The shortest circular path problem is a generalization of the standard
shortest path problem. While the standard shortest path problem aims at
finding a shortest path between two known nodes in a graph, the
shortest *circular* path
problem is to find a closed path with minimum cost. This problem is
more difficult than the standard shortest path problem, since no
explicit start or end node is known.

The most frequently used brute-force approach to shortest circular paths has a complexity of O(n^3). Our algorithm reduces the worst-case complexity to only O(n^2 log n), while being close to O(n^2) in practice.

Applications of shortest circular paths are in contour-based object segmentation, shape matching, DNA sequence comparison, or cyclic code decoders.

Version 1, see ICCV paper. Version 2 will be disclosed after publication.

Shown are the computation times in seconds for worst-case inputs (noise). The brute-force dynamic programming approach with O(n^3) is not shown, since it is much slower.

For comparison: Appleton is about O(n^2.6), Maes is O(n^2 log n).

For segmentation, we built a convenient user interface, in which the user coarsely marks the object of interest with a broad corridor. The image content in the corridor is flattened to achieve approximately the effect of obtaining a length-normalized shortest path solution.

The flattened corridor-graph that resulted from marking one of the cells looks as follows:

The shortest circular path is computed in horizontal direction and the obtained path is mapped back to the input image coordinates to give the object contour in the input image.

A more complex example:

For shape-matching, correspondences between points on two contours have
to be identified. Parameterizing the contours with *i* and
*j*, respectively, gives a 2D grid graph with nodes *v_{i;j}*,
where each node is attributed with a cost, obtained from local shape
characteristics. Finding a minimum-cost circular path in this graph
gives corresponding points on the two contours.

An example path found is shown below. Note that the edges connect the nodes in a torus topology. In the picture below, the actual graph has been duplicated and the red-lines identify corresponding, connected nodes.
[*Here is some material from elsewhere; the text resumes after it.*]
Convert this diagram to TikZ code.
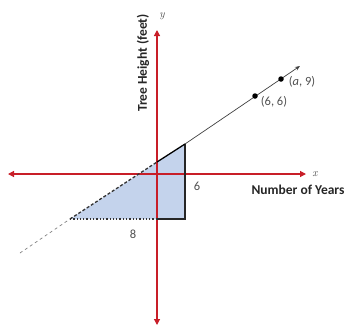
\documentclass[tikz,border=0pt]{standalone}
\usepackage{fontspec}
\setmainfont{Carlito}
\usetikzlibrary{arrows.meta}
\definecolor{axisred}{RGB}{200,30,40}
\definecolor{fillblue}{RGB}{196,211,236}
\definecolor{txtgray}{RGB}{80,80,80}
\tikzset{
  axis/.style={axisred, line width=1.2pt, -{Triangle[length=6pt,width=6pt]}},
  lbl/.style={font=\fontsize{12.5}{14}\selectfont, text=txtgray, inner sep=0pt},
  title/.style={font=\fontsize{13.5}{15}\selectfont\bfseries, text=black!85, inner sep=0pt},
  dot/.style={circle, fill=black, inner sep=0pt, minimum size=5.5pt},
}
\begin{document}
\begin{tikzpicture}[x=1pt,y=-1pt]
\useasboundingbox (0,0) rectangle (348,327);
% key points
\coordinate (O) at (157,174);
\coordinate (L0) at (20,253);
\coordinate (A) at (70,219);
\coordinate (B) at (157,162);
\coordinate (C) at (185,144);
\coordinate (D) at (185,219);
\coordinate (E) at (157,219);
\coordinate (Lend) at (300,66);
% fill
\fill[fillblue] (A) -- (C) -- (D) -- cycle;
% axes
\coordinate (xl) at (8,174);
\coordinate (xr) at (306,174);
\coordinate (yt) at (157,30);
\coordinate (yb) at (157,325);
\draw[axis] (O) -- (xr);
\draw[axis] (O) -- (xl);
\draw[axis] (O) -- (yt);
\draw[axis] (O) -- (yb);
% triangle edges
\draw[black!85, line width=1.3pt] (C) -- (D) -- (E);
\draw[black!80, line width=1.3pt, dotted] (E) -- (A);
% line
\draw[gray, line width=0.7pt, dash pattern=on 3pt off 3pt] (L0) -- (A);
\draw[black!80, line width=1.3pt, dash pattern=on 3pt off 2pt] (A) -- (B);
\draw[black, line width=1.3pt] (B) -- (C);
\draw[black!75, line width=0.7pt, -{Stealth[length=5pt,width=4pt]}] (C) -- (Lend);
% points
\node[dot] (p1) at (255,96) {};
\node[dot] (p2) at (281,79) {};
\node[lbl] (p1l) at (274,102) {(6, 6)};
\node[lbl] (p2l) at (302,82) {(\textit{a}, 9)};
% labels
\node[lbl] (six) at (197,186) {6};
\node[lbl] (eight) at (133,234) {8};
\node[font=\fontsize{11}{12}\selectfont, text=txtgray] (xlab) at (315,174) {\fontspec{Latin Modern Roman}\itshape x};
\node[font=\fontsize{11}{12}\selectfont, text=txtgray] (ylab) at (162,16) {\fontspec{Latin Modern Roman}\itshape y};
\node[title] (xt) at (298,190) {Number of Years};
\node[title, rotate=90] (yt2) at (143,63) {Tree Height (feet)};
\end{tikzpicture}
\end{document}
- Dirk Farin, Peter H. N. de With: "
**Shortest Circular Paths on Planar Graphs**" in 27th Symposium on Information Theory in the Benelux, vol. p. 117-124, June 2006, Noordwijk, Netherlands. - Dirk Farin, Magnus Pfeffer, Peter H. N. de
With, Wolfgang Effelsberg: "
**Corrisor Scissors: A Semi-Automatic Segmentation Tool Employing Minimum-Cost Circular Paths**" in International Conference on Image Processing (ICIP), vol. p. 1177-1180, Oct 2004, Singapore. - Frank Schmidt, Dirk Farin, Daniel Cremers: "Fast Matching of Planar Shapes in Sub-cubic Runtime", accepted for ICCV 2007.